Ein leuchtendes Beispiel für eine lokale Lösung präsentierte ein Team der Rheinischen Friedrich-Wilhelms-Universität Bonn im Journal of Pest Science. Es wies nach, dass die gemeinsame Aussaat verschiedener Arten (Mischkulturen) auf demselben Acker einige Vorteile hat. Die Pflanzen haben weniger Konkurrenz als in der Reinsaat und machen Unkräutern das Leben schwer. Das hat zur Folge, dass die Pflanzen deutlich weniger von Schädlingen befallen werden. Die Forscher bauten in einem zweijährigen Feldexperiment Bohnen und Weizen sowie Saatmohn und Gerste an. Zusätzlich legten sie an den Feldrändern schmale Blühstreifen an, auf denen Wildblumen wachsen. Diese locken nützliche Insekten an, welche sich von Schädlingen ernähren.

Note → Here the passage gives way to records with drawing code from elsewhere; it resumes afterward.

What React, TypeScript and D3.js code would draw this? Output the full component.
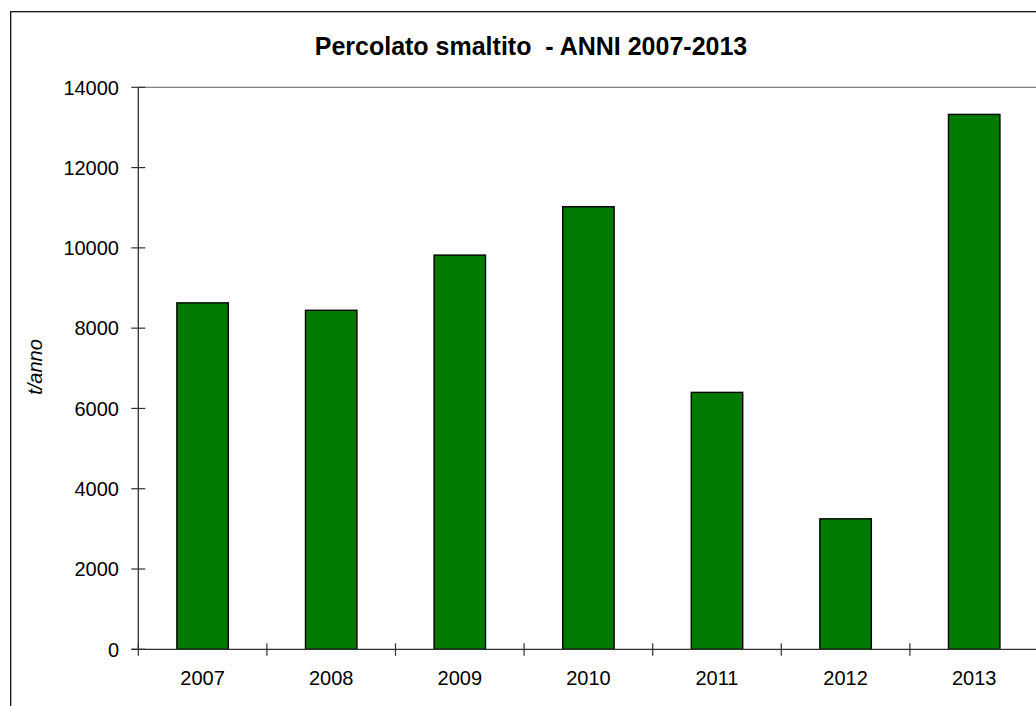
import React from "react";
import * as d3 from "d3";

// Leachate disposed per year (t/anno)
const years = ["2007", "2008", "2009", "2010", "2011", "2012", "2013"];
const tonnes = [8630, 8445, 9820, 11025, 6400, 3250, 13325];
const yTicks = [0, 2000, 4000, 6000, 8000, 10000, 12000, 14000];

const title = "Percolato smaltito  - ANNI 2007-2013";
const yLabel = "t/anno";

const W = 1036;
const H = 706;
const plot = { left: 138.3, top: 87.3, bottom: 649.3, right: 138.3 + 7 * 128.6 };
const FONT = "'Liberation Sans', Arial, Helvetica, sans-serif";

export default function App() {
  const x = d3
    .scaleBand<string>()
    .domain(years)
    .range([plot.left, plot.right])
    .paddingInner(0.6)
    .paddingOuter(0.3);
  const y = d3.scaleLinear().domain([0, 14000]).range([plot.bottom, plot.top]);
  const step = x.step();
  const boundaries = d3.range(years.length + 1).map((i) => plot.left + i * step);

  return (
    <svg
      width={W}
      height={H}
      style={{ position: "absolute", left: 0, top: 0, display: "block", background: "#fff" }}
    >
      {/* chart frame */}
      <rect x={10.7} y={11.7} width={W + 20} height={H + 20} fill="none" stroke="#000" strokeWidth={1.2} />

      <text
        x={531}
        y={55}
        textAnchor="middle"
        fontFamily={FONT}
        fontWeight="bold"
        fontSize={25}
        fill="#000"
        style={{ whiteSpace: "pre" }}
      >
        {title}
      </text>

      {/* plot area top border */}
      <line x1={plot.left} x2={W + 5} y1={plot.top} y2={plot.top} stroke="#808080" strokeWidth={1.2} />

      {/* bars */}
      {years.map((yr, i) => (
        <rect
          key={yr}
          x={x(yr)}
          y={y(tonnes[i])}
          width={x.bandwidth()}
          height={plot.bottom - y(tonnes[i])}
          fill="#007a00"
          stroke="#000"
          strokeWidth={1.4}
        />
      ))}

      {/* y axis */}
      <line x1={plot.left} x2={plot.left} y1={plot.top} y2={plot.bottom} stroke="#303030" strokeWidth={1.3} />
      {yTicks.map((t) => (
        <g key={t}>
          <line x1={plot.left - 7} x2={plot.left + 7} y1={y(t)} y2={y(t)} stroke="#303030" strokeWidth={1.2} />
          <text
            x={119}
            y={y(t)}
            dy="0.36em"
            textAnchor="end"
            fontFamily={FONT}
            fontSize={20}
            fill="#000"
          >
            {t}
          </text>
        </g>
      ))}

      {/* x axis */}
      <line x1={plot.left - 7} x2={W + 5} y1={plot.bottom} y2={plot.bottom} stroke="#303030" strokeWidth={1.3} />
      {boundaries.map((bx, i) => (
        <line key={i} x1={bx} x2={bx} y1={plot.bottom - 6} y2={plot.bottom + 6.5} stroke="#303030" strokeWidth={1.2} />
      ))}
      {years.map((yr) => (
        <text
          key={yr}
          x={(x(yr) as number) + x.bandwidth() / 2}
          y={685}
          textAnchor="middle"
          fontFamily={FONT}
          fontSize={20}
          fill="#000"
        >
          {yr}
        </text>
      ))}

      <text
        transform={`translate(42,367) rotate(-90)`}
        textAnchor="middle"
        fontFamily={FONT}
        fontStyle="italic"
        fontSize={20}
        fill="#000"
      >
        {yLabel}
      </text>
    </svg>
  );
}
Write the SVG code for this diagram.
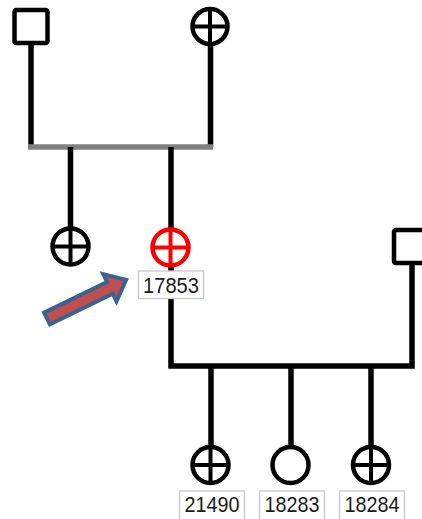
<svg xmlns="http://www.w3.org/2000/svg" width="422" height="519" viewBox="0 0 422 519">
<style>
.ln{stroke:#000;stroke-width:5.5;fill:none}
.sym{stroke:#000;stroke-width:4.5;fill:#fff}
.x{stroke:#000;stroke-width:4}
.red .sym{stroke:#ff0000}
.red .x{stroke:#ff0000}
.lb{fill:#fff;stroke:#c8c8c8;stroke-width:1.3}
.t{font-family:"Liberation Sans",Arial,sans-serif;font-size:22px;fill:#1a1a1a;text-anchor:middle}
</style>
<rect width="422" height="519" fill="#fff"/>
<g id="connectors">
<path class="ln" d="M31,44 V147"/>
<path class="ln" d="M210.5,45 V147"/>
<path d="M28,147 H213" stroke="#808080" stroke-width="5.5"/>
<path class="ln" d="M70.5,147 V228"/>
<path class="ln" d="M171,147 V229"/>
<path class="ln" d="M171,266 V366 H412 V264"/>
<path class="ln" d="M211,366 V447"/>
<path class="ln" d="M291,366 V447"/>
<path class="ln" d="M371,366 V447"/>
</g>
<g id="father">
<rect class="sym" x="14.5" y="10" width="33" height="33" rx="2"/>
</g>
<g id="mother">
<circle class="sym" cx="210" cy="26.5" r="17.5"/>
<path class="x" d="M192.5,26.5 H227.5 M210,9 V44"/>
</g>
<g id="sibling">
<circle class="sym" cx="70.5" cy="246.5" r="18"/>
<path class="x" d="M52.5,246.5 H88.5 M70.5,228.5 V264.5"/>
</g>
<g id="n17853" class="red">
<circle class="sym" cx="170.5" cy="247.5" r="18"/>
<path class="x" d="M152.5,247.5 H188.5 M170.5,229.5 V265.5"/>
<rect class="lb" x="138.5" y="271" width="65" height="27.5"/>
<text class="t" x="171" y="292.5" textLength="56" lengthAdjust="spacingAndGlyphs">17853</text>
</g>
<g id="spouse">
<rect class="sym" x="394" y="230" width="40" height="33" rx="2"/>
</g>
<g id="n21490">
<circle class="sym" cx="210.5" cy="465" r="18"/>
<path class="x" d="M192.5,465 H228.5 M210.5,447 V483"/>
<rect class="lb" x="179.5" y="491" width="65" height="30"/>
<text class="t" x="212" y="512" textLength="55" lengthAdjust="spacingAndGlyphs">21490</text>
</g>
<g id="n18283">
<circle class="sym" cx="290.5" cy="465" r="18"/>
<rect class="lb" x="259.5" y="491" width="65" height="30"/>
<text class="t" x="292" y="512" textLength="55" lengthAdjust="spacingAndGlyphs">18283</text>
</g>
<g id="n18284">
<circle class="sym" cx="371" cy="465" r="18"/>
<path class="x" d="M353,465 H389 M371,447 V483"/>
<rect class="lb" x="339.5" y="491" width="65" height="30"/>
<text class="t" x="372" y="512" textLength="55" lengthAdjust="spacingAndGlyphs">18284</text>
</g>
<g id="pointer">
<path d="M0,-6.5 L70,-6.5 L70,-15 L88,0 L70,15 L70,6.5 L0,6.5 Z" transform="translate(47,318.5) rotate(-26)" fill="#c0504d" stroke="#3d6291" stroke-width="4" stroke-linejoin="miter"/>
</g>
</svg>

Einen Schritt weiter geht die Permakultur. Sie nutzt natürliche Kreisläufe und Ökosysteme als Vorbild. Forscher der Rheinland-Pfälzischen Technischen Universität Kaiserslautern-Landau und der BOKU University haben nun erstmals umfangreich untersucht, welche Auswirkungen dieses Konzept auf die Umwelt hat. Dabei verglichen sie landwirtschaftliche Permakultur-Betriebe mit herkömmlichen Höfen. Die Studie zeigt, dass sowohl die Bodenqualität als auch die Biodiversität im Vergleich zu konventionellen Landwirtschaftsflächen deutlich erhöht war. Gleichzeitig waren die Erträge aus der Permakultur mit denen der industriellen Landwirtschaft vergleichbar. Mit «Permakultur scheint es möglich zu sein, Landwirtschaft, Umwelt- und Naturschutz unter einen Hut zu bekommen», so die Schlussfolgerung der Wissenschaftler.